I know there is plenty wrong with the Indian Education System, but if you were to give a weightage to each factor and arrange them all in descending order, the top-most item on the list would be the students themselves.

What is the Aim of Education?

In his paper titled “The Purpose of Education”, Randall V. Bass highlights that Schooling and Education are two different things.

Your education is a sum total of everything you have learned up to this point, and it will continue to grow until you die. Schooling is only a small subset of it.

So while school is meant to provide you with knowledge and skills that are already in place, it is by no means the end of your education.

While doing my research, I stumbled upon a College Student Paper by Dr. Martin Luther King Jr., in which he writes, “It seems to me that education has a two-fold function to perform in the life of man and in society: the one is utility and the other is culture.

Education must enable a man to become more efficient, to achieve with increasing facility the legitimate goals of his life. Education must also train one for quick, resolute, and effective thinking.”

  1. The first point is about becoming more efficient. You’ve been told how something is done. Now apply your brain and do it better.
  2. The second point is about becoming more effective. This means that you should use your knowledge to think of solutions that create more impact than what already exists out there.

The problem with saying, “I want to get educated to get myself a good job and earn money,” is that the principles of becoming more efficient or effective are nowhere to be found.

If your objective is only to earn money, you’re wasting your time and energy with education. You can instead use this time to do what will actually earn you money i.e. Sales & Marketing.

Looking at education as a ladder to reach the other end is a highly inefficient use of it.

Because higher education is meant to give you skills that will help you build your own opportunities. Not an entry ticket to a high-rise building.

In fact, higher education is not a ladder. It is a log of wood from which you can carve out anything you want.

Let’s put that analytical brain of an Indian engineer at work. I like to call this phenomenon Problem Creation at Source (PCS).

You’re doing one of the two things wrong at the onset itself:

  1. Either your goals are wrong for the path you’re going to take
  2. Or your path is wrong for the end goal in your mind

The real aim of education is to empower you with knowledge so that you’ll build on it, and then fulfill your goals. It is not to just earn you money or to get you a job.

What an Education System Can and Cannot Teach You

Continuing my point, the education system in India (or almost anywhere else in the world) cannot do much for you except to put everything out there and then expect you to take it. But given the right intent, it does present an opportunity to learn a few valuable things:

  • Problem-solving skills – Solving X for Y is not going to take you anywhere. But the framework of converting a problem from subjective to objective, breaking it down into smaller pieces, and then solving for each step to arrive at the final solution, is practically how you’re going to solve any future problem in life.
  • The Process of Learning – Learning a new skill can be challenging, especially when you’re on a deadline to complete a task that is crucial for your next promotion. School teaches you the principle of how to learn.
  • Feedback and Improvement – Tough tests may haunt you in school and college, but they’re almost kindergarten compared to the challenges in life. When the responsibility of your growth falls on your own shoulders, you learn the importance of regularly evaluating and assessing yourself.

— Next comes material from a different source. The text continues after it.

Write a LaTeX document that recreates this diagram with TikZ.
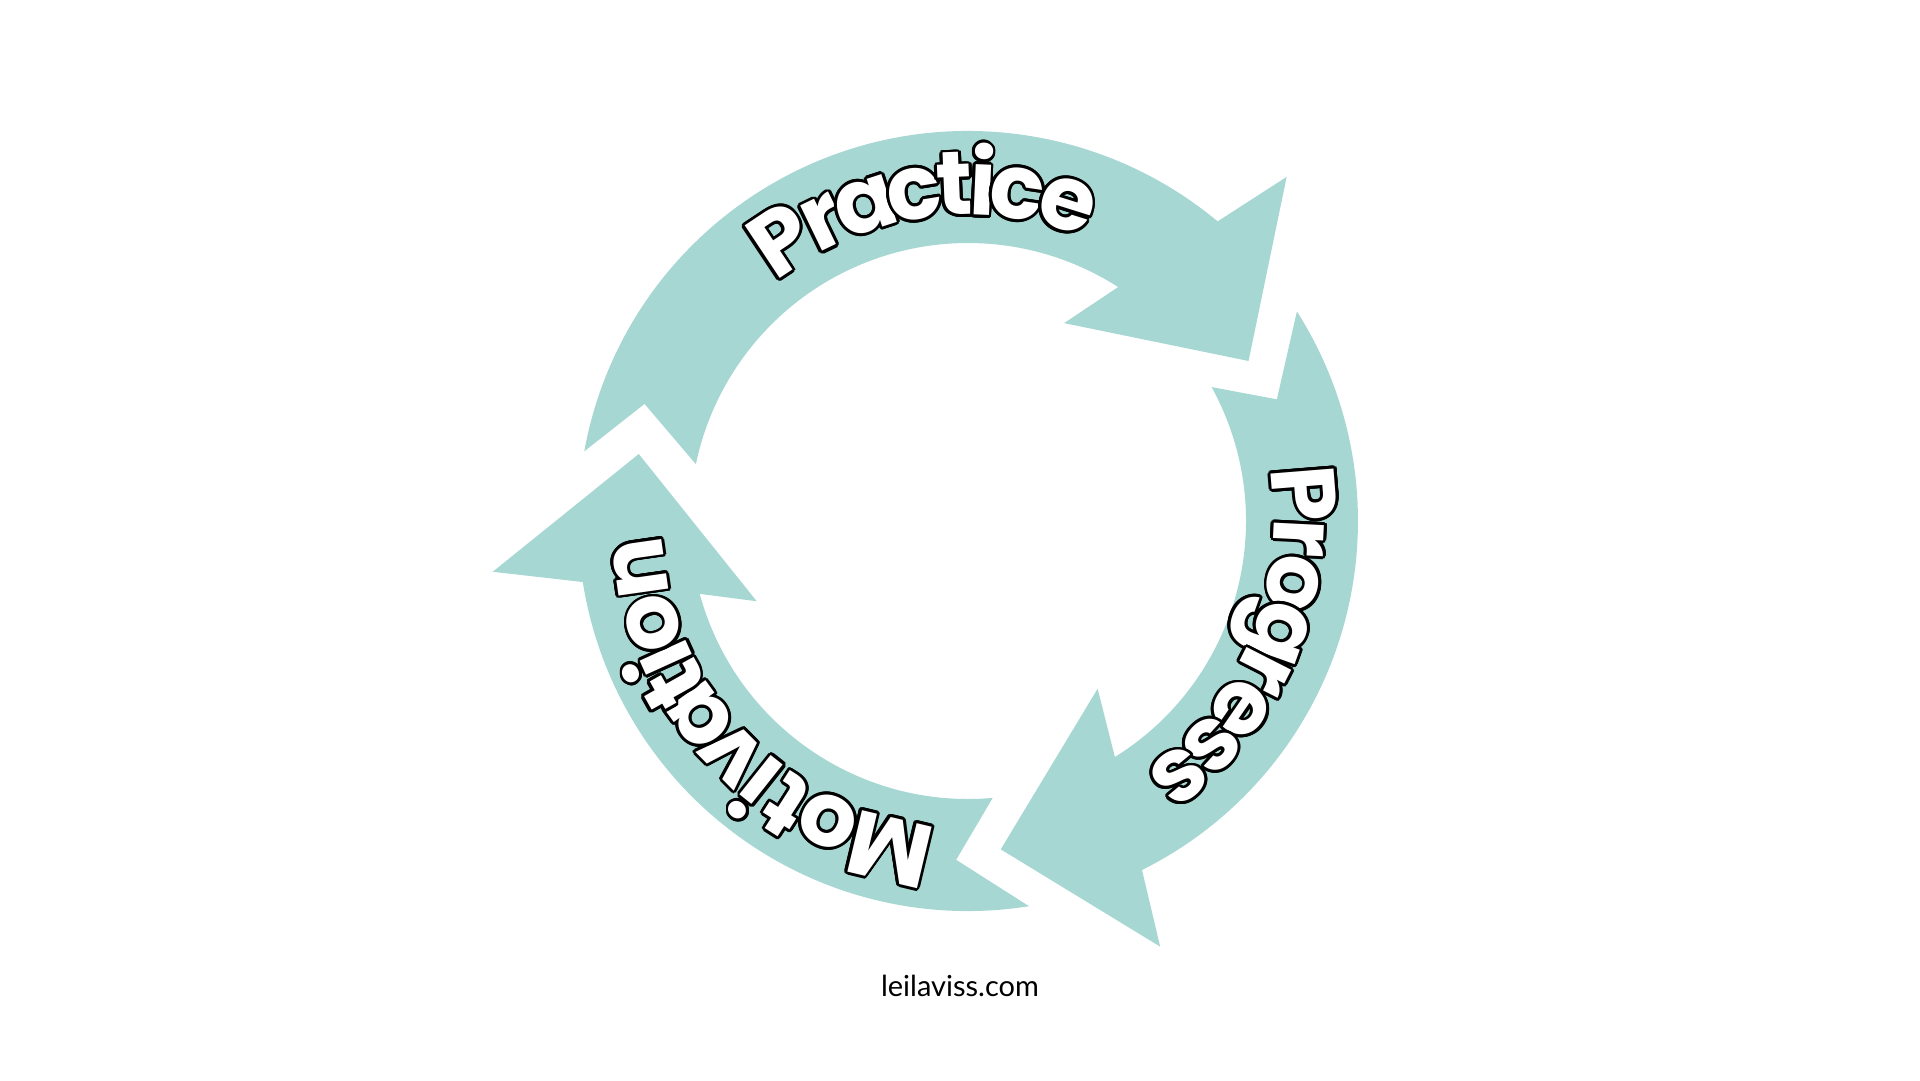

As I always say, analyze and set your objective right about what you want in life, and how to achieve it.

What India needs today is for better-educated people like you and me to use our knowledge and competencies efficiently and effectively.

And after having an experience from the best to the worst, I’m not ready to believe that we cannot do that.

The biggest reform that the Indian Education System needs is in the mindset of students receiving education. To change it, from job-seekers to job-creators.

Please get a good education, because nothing can replace it. But do it with the right intent.

To reiterate, the goal of education is to empower you. And in my opinion, even though the Indian Education System has its flaws at many levels, it has the capability to give you that empowerment.

Again, this is only true for facilities and resources that are already in place for those who have the means to access them. We have a long way to go in providing basic education to those who are bereft of it.

But I wonder, if each of those 28.5 million educated Indians enrolling every year utilized their knowledge to multiply the resources available and create more opportunities, we’d have a very different problem at hand today.

We’d be talking about how there are more jobs than the number of people willing to be hired.